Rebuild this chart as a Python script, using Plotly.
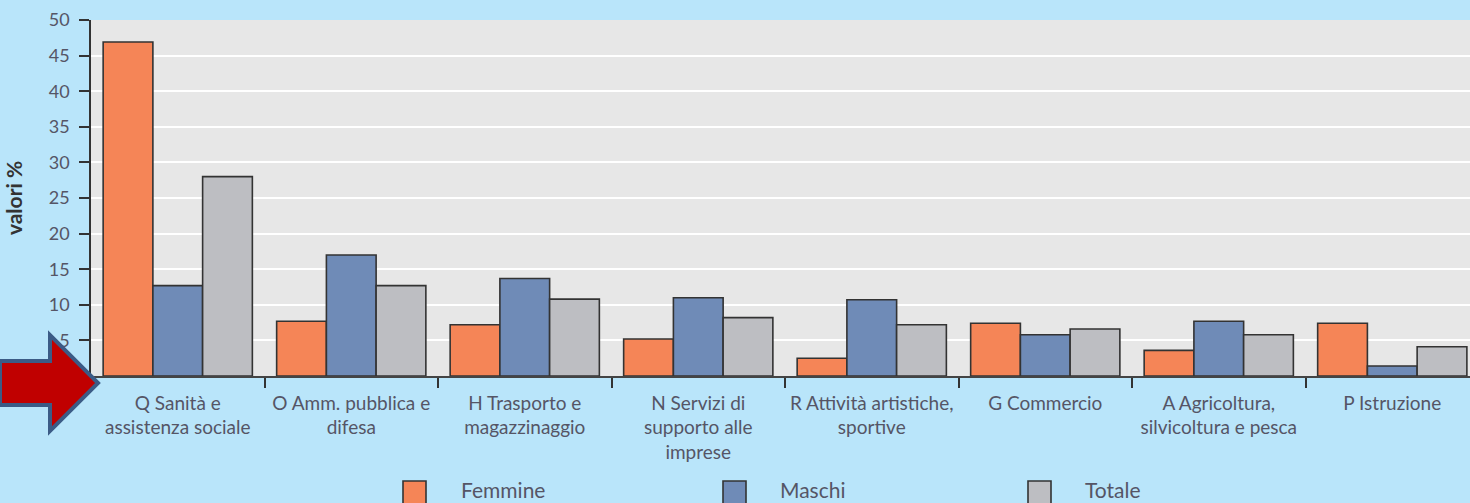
import plotly.graph_objects as go

# Sectors (x categories) and the three series, percentage values
categories = [
    "Q Sanità e<br>assistenza sociale",
    "O Amm. pubblica e<br>difesa",
    "H Trasporto e<br>magazzinaggio",
    "N Servizi di<br>supporto alle<br>imprese",
    "R Attività artistiche,<br>sportive",
    "G Commercio",
    "A Agricoltura,<br>silvicoltura e pesca",
    "P Istruzione",
]
femmine = [46.9, 7.7, 7.2, 5.2, 2.5, 7.4, 3.6, 7.4]
maschi = [12.7, 17.0, 13.7, 11.0, 10.7, 5.8, 7.7, 1.4]
totale = [28.0, 12.7, 10.8, 8.2, 7.2, 6.6, 5.8, 4.1]

series_names = ["Femmine", "Maschi", "Totale"]
series_values = [femmine, maschi, totale]
series_colors = ["#f58557", "#6f8bb7", "#bdbec2"]

y_ticks = [0, 5, 10, 15, 20, 25, 30, 35, 40, 45, 50]
y_tick_labels = ["", "5", "10", "15", "20", "25", "30", "35", "40", "45", "50"]

W, H = 1470, 503
ML, MR, MT, MB = 91, 0, 20, 127
PW = W - ML - MR
PH = H - MT - MB
BG = "#b9e5fa"
TEXT = "#555566"
FONT = "Lato"


def px_to_paper(px, py):
    return (px - ML) / PW, (H - MB - py) / PH


fig = go.Figure()
for name, vals, col in zip(series_names, series_values, series_colors):
    fig.add_trace(go.Bar(
        x=categories, y=vals, name=name,
        marker=dict(color=col, line=dict(color="#333333", width=1.6)),
        showlegend=False,
    ))

shapes = []
annotations = []

# Legend squares with labels below the axis
legend_px = [(403, 459), (723, 778), (1028, 1083)]
for (sx, tx), name, col in zip(legend_px, series_names, series_colors):
    x0, y0 = px_to_paper(sx, 506)
    x1, y1 = px_to_paper(sx + 23, 481)
    shapes.append(dict(type="rect", xref="paper", yref="paper",
                       x0=x0, y0=y0, x1=x1, y1=y1,
                       fillcolor=col, line=dict(color="#333333", width=1.6)))
    ax, ay = px_to_paper(tx, 489)
    annotations.append(dict(text=name, xref="paper", yref="paper", x=ax, y=ay,
                            xanchor="left", yanchor="middle", showarrow=False,
                            font=dict(family=FONT, size=21, color=TEXT)))

# Red arrow pointing at the horizontal axis
arrow_pts = [(0, 361), (50, 361), (50, 335), (98, 383), (50, 431), (50, 405), (0, 405)]
path = ""
for i, (ax_, ay_) in enumerate(arrow_pts):
    x, y = px_to_paper(ax_, ay_)
    path += ("M" if i == 0 else "L") + f"{x:.5f},{y:.5f}"
path += "Z"
shapes.append(dict(type="path", xref="paper", yref="paper", path=path,
                   fillcolor="#c00000", line=dict(color="#3b5b86", width=4)))

fig.update_layout(
    width=W, height=H,
    margin=dict(l=ML, r=MR, t=MT, b=MB, pad=0),
    paper_bgcolor=BG,
    plot_bgcolor="#e7e7e7",
    barmode="group",
    bargap=0.14,
    bargroupgap=0,
    font=dict(family=FONT, color=TEXT),
    shapes=shapes,
    annotations=annotations,
    xaxis=dict(
        range=[-0.5, 7.448],
        tickson="boundaries",
        ticks="outside", ticklen=10, tickwidth=1.5, tickcolor="#333333",
        showgrid=False,
        showline=True, linecolor="#444444", linewidth=1.5,
        tickfont=dict(family=FONT, size=19, color=TEXT),
        ticklabelstandoff=9,
        fixedrange=True,
    ),
    yaxis=dict(
        range=[0, 50],
        tickvals=y_ticks, ticktext=y_tick_labels,
        ticks="outside", ticklen=10, tickwidth=1.5, tickcolor="#333333",
        showgrid=True, gridcolor="#ffffff", gridwidth=2,
        zeroline=False,
        showline=True, linecolor="#333333", linewidth=1.5,
        tickfont=dict(family=FONT, size=18, color=TEXT),
        ticklabelstandoff=6,
        title=dict(text="<b>valori %</b>", standoff=20,
                   font=dict(family=FONT, size=21, color="#333333")),
        fixedrange=True,
    ),
)

fig.write_html("out.html")
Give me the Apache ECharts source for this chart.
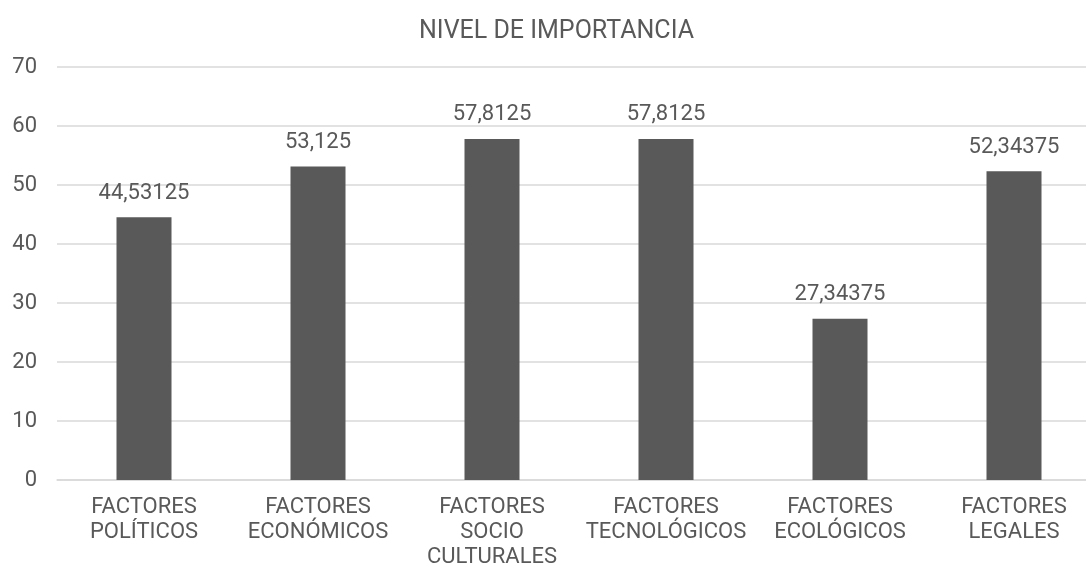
<!DOCTYPE html>
<html>
<head>
<meta charset="utf-8">
<script src="https://cdn.jsdelivr.net/npm/echarts@6/dist/echarts.min.js"></script>
<style>
  html, body { margin: 0; padding: 0; background: #ffffff; }
  #chart { width: 1086px; height: 566px; }
</style>
</head>
<body>
<div id="chart"></div>
<script>
// Importance level by PESTEL factor
const categories = [
  'FACTORES\nPOLÍTICOS',
  'FACTORES\nECONÓMICOS',
  'FACTORES\nSOCIO\nCULTURALES',
  'FACTORES\nTECNOLÓGICOS',
  'FACTORES\nECOLÓGICOS',
  'FACTORES\nLEGALES'
];
const values = [44.53125, 53.125, 57.8125, 57.8125, 27.34375, 52.34375];
const yTicks = [0, 10, 20, 30, 40, 50, 60, 70];

const textColor = '#595959';
const fontFamily = 'Roboto, "Liberation Sans", sans-serif';

const chart = echarts.init(document.getElementById('chart'), null, { renderer: 'canvas' });
chart.setOption({
  animation: false,
  backgroundColor: '#ffffff',
  title: {
    text: 'NIVEL DE IMPORTANCIA',
    left: 414,
    top: 14,
    textStyle: { color: textColor, fontFamily: fontFamily, fontSize: 25, fontWeight: 'normal' }
  },
  grid: { left: 57, right: -15, top: 67, bottom: 86, containLabel: false, outerBoundsMode: 'none' },
  xAxis: {
    type: 'category',
    data: categories,
    axisLine: { show: true, lineStyle: { color: '#d9d9d9', width: 1.5 } },
    axisTick: { show: false },
    axisLabel: {
      color: textColor, fontFamily: fontFamily, fontSize: 22,
      lineHeight: 25, margin: 15, interval: 0
    }
  },
  yAxis: {
    type: 'value',
    min: yTicks[0],
    max: yTicks[yTicks.length - 1],
    interval: 10,
    axisLine: { show: false },
    axisTick: { show: false },
    splitLine: { lineStyle: { color: '#d9d9d9', width: 1.5 } },
    axisLabel: { color: textColor, fontFamily: fontFamily, fontSize: 22, margin: 20 }
  },
  series: [{
    type: 'bar',
    data: values,
    barWidth: 55,
    itemStyle: { color: '#595959' },
    label: {
      show: true,
      position: 'top',
      distance: 13,
      color: textColor,
      fontFamily: fontFamily,
      fontSize: 22,
      formatter: p => String(p.value).replace('.', ',')
    }
  }]
});
</script>
</body>
</html>
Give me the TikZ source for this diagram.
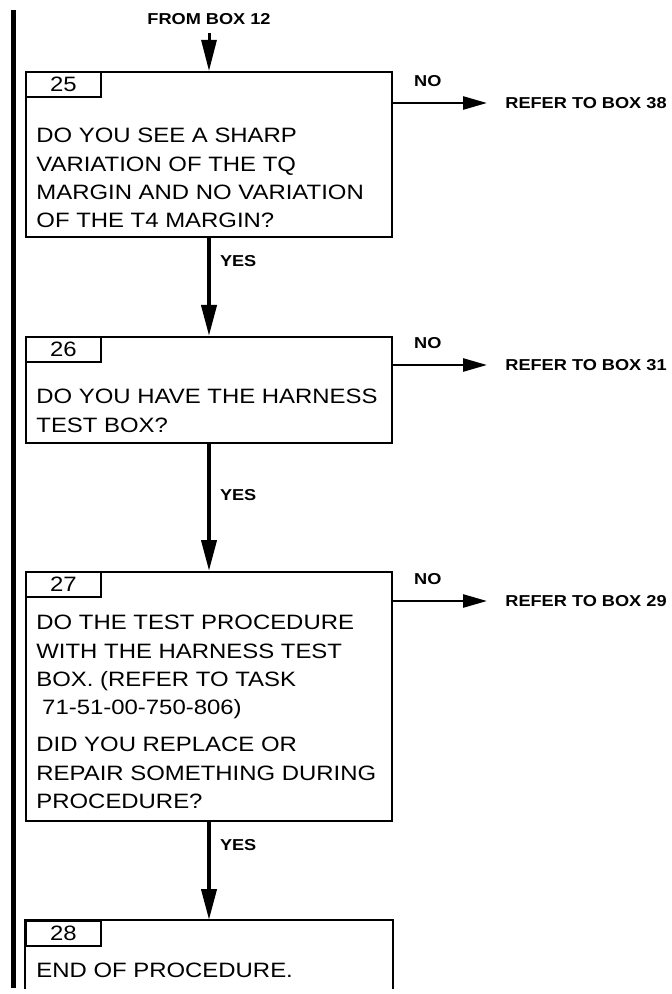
\documentclass[tikz,border=0pt]{standalone}
\usepackage{fontspec}
\setmainfont{Liberation Sans}[FakeStretch=1.15]
\usetikzlibrary{arrows.meta,positioning}
\tikzset{
  box/.style={draw,line width=1pt,minimum width=183pt,minimum height=#1,inner sep=0pt},
  box/.default=50pt,
  tab/.style={draw,line width=1pt,minimum width=37.5pt,minimum height=12.5pt,inner sep=0pt,
    anchor=north west,font=\fontsize{10.4}{12}\selectfont},
  txt/.style={anchor=north west,inner sep=0pt,align=left,font=\fontsize{10.4}{14.15}\selectfont},
  flow/.style={-{Triangle[length=15.5pt,width=7.5pt]},line width=2pt},
  noflow/.style={-{Triangle[length=12pt,width=6.5pt]},line width=1.3pt},
  lbl/.style={font=\bfseries\fontsize{7.9}{9}\selectfont,inner sep=0pt},
  yeslbl/.style={lbl,anchor=west,xshift=4.5pt},
  nolbl/.style={lbl,anchor=south,yshift=7.5pt},
  refer/.style={lbl,anchor=west,inner sep=9pt},
}
\begin{document}
\begin{tikzpicture}[x=0.5pt,y=-0.5pt]
\useasboundingbox (0,0) rectangle (671,994);
% change bar
\draw[line width=2.5pt] (13,10) -- (13,988);

% boxes
\node[lbl,inner sep=4pt] (from12) at (209,19) {FROM BOX 12};
\node[box=82.5pt] (b25) at (209,154.5) {};
\node[box=53pt] (b26) at (209,390) {};
\node[box=124.5pt] (b27) at (209,696.5) {};
\node[box=33.5pt,draw=none] (b28) at (209,954.5) {};
\draw[line width=1pt] (b28.south west) |- (b28.north east) -- (b28.south east);

\node[tab] (n25) at (b25.north west) {25};
\node[tab] (n26) at (b26.north west) {26};
\node[tab] (n27) at (b27.north west) {27};
\node[tab] (n28) at (b28.north west) {28};

\node[txt] (t25) at (36,128) {DO YOU SEE A SHARP\\VARIATION OF THE TQ\\MARGIN AND NO VARIATION\\OF THE T4 MARGIN?};
\node[txt] (t26) at (36,389) {DO YOU HAVE THE HARNESS\\TEST BOX?};
\node[txt] (t27) at (36,615) {DO THE TEST PROCEDURE\\WITH THE HARNESS TEST\\BOX. (REFER TO TASK\\\hspace*{0.28em}71-51-00-750-806)\\[4.35pt]DID YOU REPLACE OR\\REPAIR SOMETHING DURING\\PROCEDURE?};
\node[txt] (t28) at (36,963) {END OF PROCEDURE.};

% exits
\node[refer] (r38) at (487,103) {REFER TO BOX 38};
\node[refer] (r31) at (487,365) {REFER TO BOX 31};
\node[refer] (r29) at (487,601) {REFER TO BOX 29};

% arrows
\draw[flow,line width=1.5pt] (from12) -- (b25);
\draw[flow] (b25) -- node[yeslbl,pos=0.235] {YES} (b26);
\draw[flow] (b26) -- node[yeslbl,pos=0.4] {YES} (b27);
\draw[flow] (b27) -- node[yeslbl,pos=0.24] {YES} (b28);
\draw[noflow] (b25.east |- r38.west) -- node[nolbl,pos=0.37] {NO} (r38.west);
\draw[noflow] (b26.east |- r31.west) -- node[nolbl,pos=0.37] {NO} (r31.west);
\draw[noflow] (b27.east |- r29.west) -- node[nolbl,pos=0.37] {NO} (r29.west);
\end{tikzpicture}
\end{document}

## Your instructions
Within the entries above, give again exactly the lines starting at the one that contains "Give me the TikZ source for this diagram." and ending at the one that contains "(r29) at (487,601)", leaving out the pictures.

## The completed task
Give me the TikZ source for this diagram.
\documentclass[tikz,border=0pt]{standalone}
\usepackage{fontspec}
\setmainfont{Liberation Sans}[FakeStretch=1.15]
\usetikzlibrary{arrows.meta,positioning}
\tikzset{
  box/.style={draw,line width=1pt,minimum width=183pt,minimum height=#1,inner sep=0pt},
  box/.default=50pt,
  tab/.style={draw,line width=1pt,minimum width=37.5pt,minimum height=12.5pt,inner sep=0pt,
    anchor=north west,font=\fontsize{10.4}{12}\selectfont},
  txt/.style={anchor=north west,inner sep=0pt,align=left,font=\fontsize{10.4}{14.15}\selectfont},
  flow/.style={-{Triangle[length=15.5pt,width=7.5pt]},line width=2pt},
  noflow/.style={-{Triangle[length=12pt,width=6.5pt]},line width=1.3pt},
  lbl/.style={font=\bfseries\fontsize{7.9}{9}\selectfont,inner sep=0pt},
  yeslbl/.style={lbl,anchor=west,xshift=4.5pt},
  nolbl/.style={lbl,anchor=south,yshift=7.5pt},
  refer/.style={lbl,anchor=west,inner sep=9pt},
}
\begin{document}
\begin{tikzpicture}[x=0.5pt,y=-0.5pt]
\useasboundingbox (0,0) rectangle (671,994);
% change bar
\draw[line width=2.5pt] (13,10) -- (13,988);

% boxes
\node[lbl,inner sep=4pt] (from12) at (209,19) {FROM BOX 12};
\node[box=82.5pt] (b25) at (209,154.5) {};
\node[box=53pt] (b26) at (209,390) {};
\node[box=124.5pt] (b27) at (209,696.5) {};
\node[box=33.5pt,draw=none] (b28) at (209,954.5) {};
\draw[line width=1pt] (b28.south west) |- (b28.north east) -- (b28.south east);

\node[tab] (n25) at (b25.north west) {25};
\node[tab] (n26) at (b26.north west) {26};
\node[tab] (n27) at (b27.north west) {27};
\node[tab] (n28) at (b28.north west) {28};

\node[txt] (t25) at (36,128) {DO YOU SEE A SHARP\\VARIATION OF THE TQ\\MARGIN AND NO VARIATION\\OF THE T4 MARGIN?};
\node[txt] (t26) at (36,389) {DO YOU HAVE THE HARNESS\\TEST BOX?};
\node[txt] (t27) at (36,615) {DO THE TEST PROCEDURE\\WITH THE HARNESS TEST\\BOX. (REFER TO TASK\\\hspace*{0.28em}71-51-00-750-806)\\[4.35pt]DID YOU REPLACE OR\\REPAIR SOMETHING DURING\\PROCEDURE?};
\node[txt] (t28) at (36,963) {END OF PROCEDURE.};

% exits
\node[refer] (r38) at (487,103) {REFER TO BOX 38};
\node[refer] (r31) at (487,365) {REFER TO BOX 31};
\node[refer] (r29) at (487,601) {REFER TO BOX 29};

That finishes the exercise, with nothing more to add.